As we gently climb to 1000, 2000 and up, I find myself on some other imaginary trip, if Michelle were herself—a fantasy I indulge in from time to time—we might have planned a stay here at the spa, hiking to hot springs ourselves. She loved road trips as much as I and we were teammates on Oregon Shakespeare Festival School Tour several times. With the fully loaded rental Taurus, stopping at small towns and large cities and suburbs to entertain, teach and, hopefully, enthuse the next generation of young artists.
Those kids would now be in their late 40s or early 50s! Wow, right?!

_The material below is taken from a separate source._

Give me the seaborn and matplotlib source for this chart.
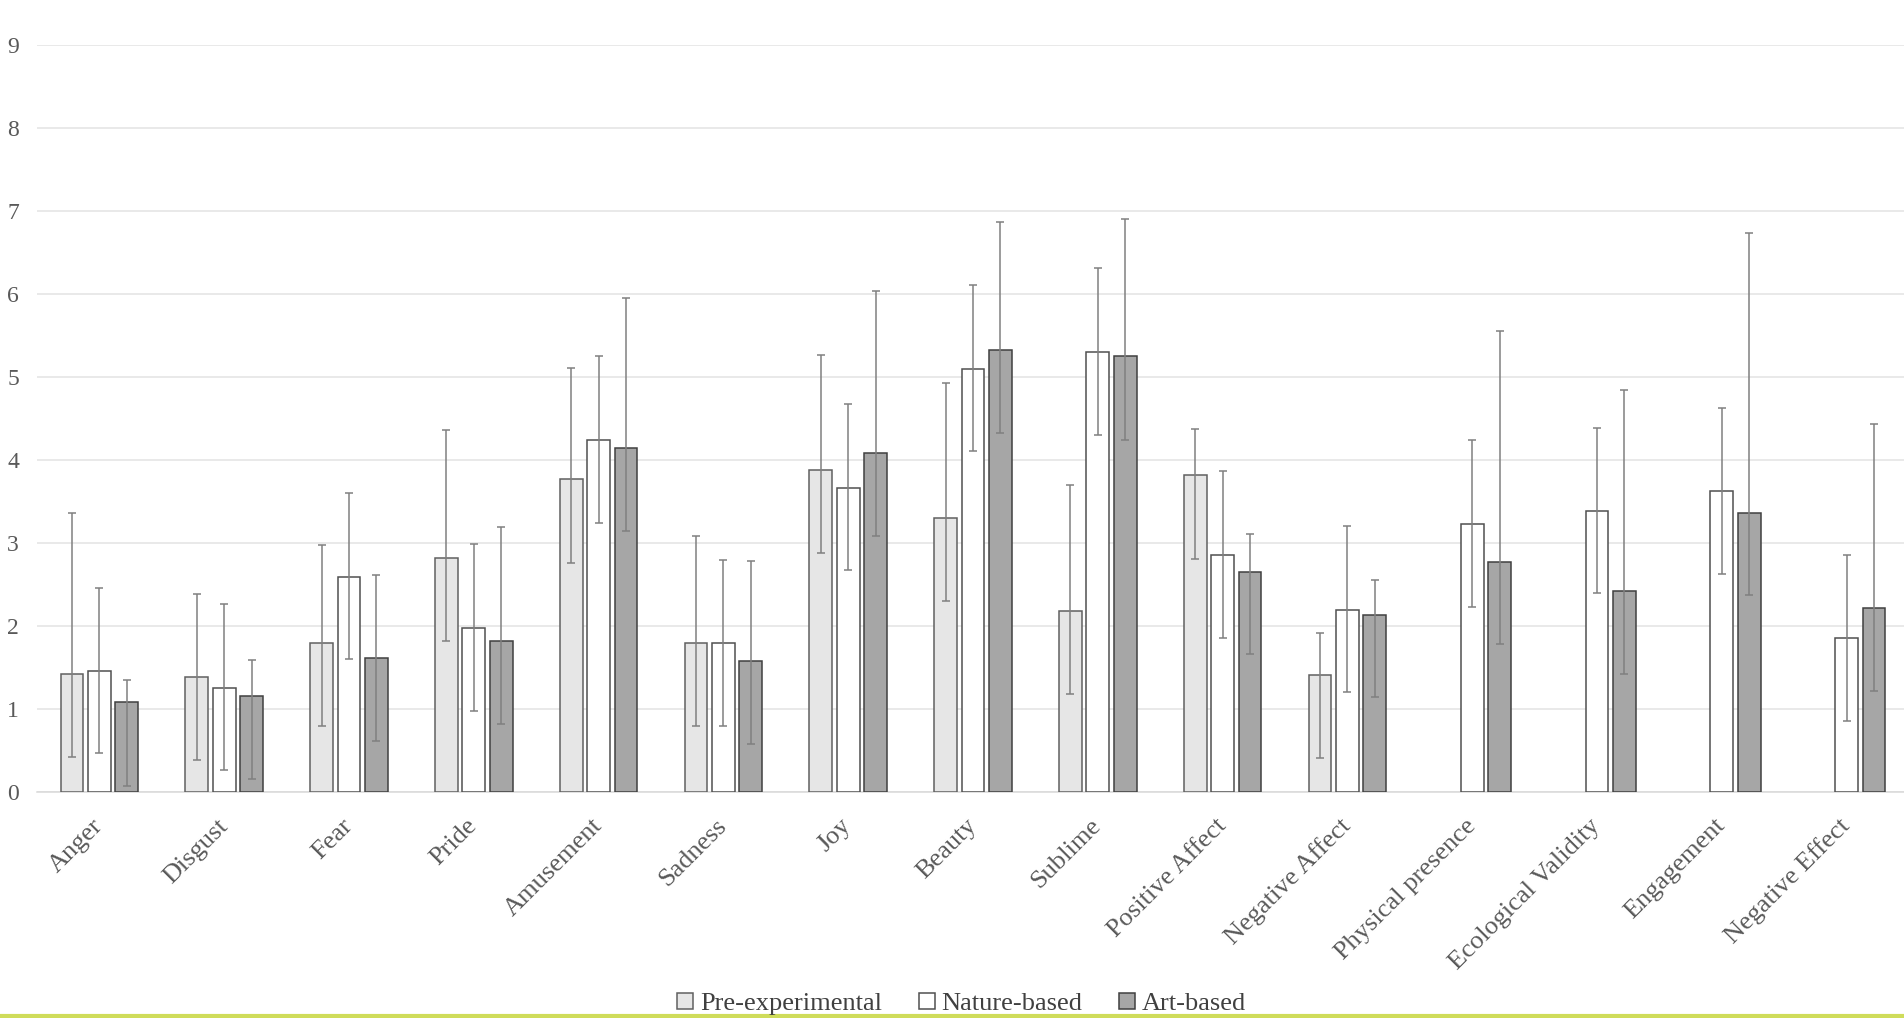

We used to do our Combo Program in most cases, about 45 minutes of a mix of Shakespeare and more contemporary works. I got used to this one thing that always happened, and it didn’t bother me, but when we completed our program in some gymnasium or nice theater or the dreaded multi-use room, as the applause died down, the theater kids would always descend on us, we, these youngish adults, doing what they dreamed of doing professionally one day. They would form a little cluster and that cluster was mostly for Michelle.
The reason this didn’t bruise whatever ego I might have had at the time is that you just couldn’t fight it, inside or out. My best moments—and I could be pretty darned good, I think—paled by any standard of comparison with her normal moments. And when she was “on?” Look out! The stage was hers and any space, even ones with basketball court lines, became the epicenter of aesthetics.
I loved watching those ecstatic faces because it was not worship or anything like that, it was the pure response of an artist seeing the potential of art. It made them bigger, filled with the notion that it was indeed what they knew deep in their hearts, that it is the most powerful force on earth and that their desire or choice to pursue it was not a mistake. And, of course, she had that smile.
Looking at her as I write this, she retains a bit of the grace of the ballet dancer, the cowgirl, the Queen.
Our Destination for today is Cedar City and in order to head Northeast you have to go South. (Looks like Amish had the thing wired after all.) All highways feed into Las Vegas, no way to really avoid it that I can find on any map. I would imagine crows find themselves encountering strange eddies in the sky that push/pull them towards the lights and chaotic freeways. (Crows would probably beat the house which is, I’m pretty sure, why they are not allowed to play.)
We ease our way through the maelstrom, being passed by, well, everyone, though we are going the speed limit. Some pass us so swiftly, with such frantic intention, that it feels like we’re in a crap game and they’ve put it all on snake eyes, one chance at a big score.
Then, Interstate 15 starts angling North and East, a lovely hypotenuse toward Park Rapids, Minnesota just a couple thousand miles away. We are making time, baby! We’ll be in Cedar City, home to the Utah Shakespeare Festival, in, what? Just a couple hours? What could possibly go wrong?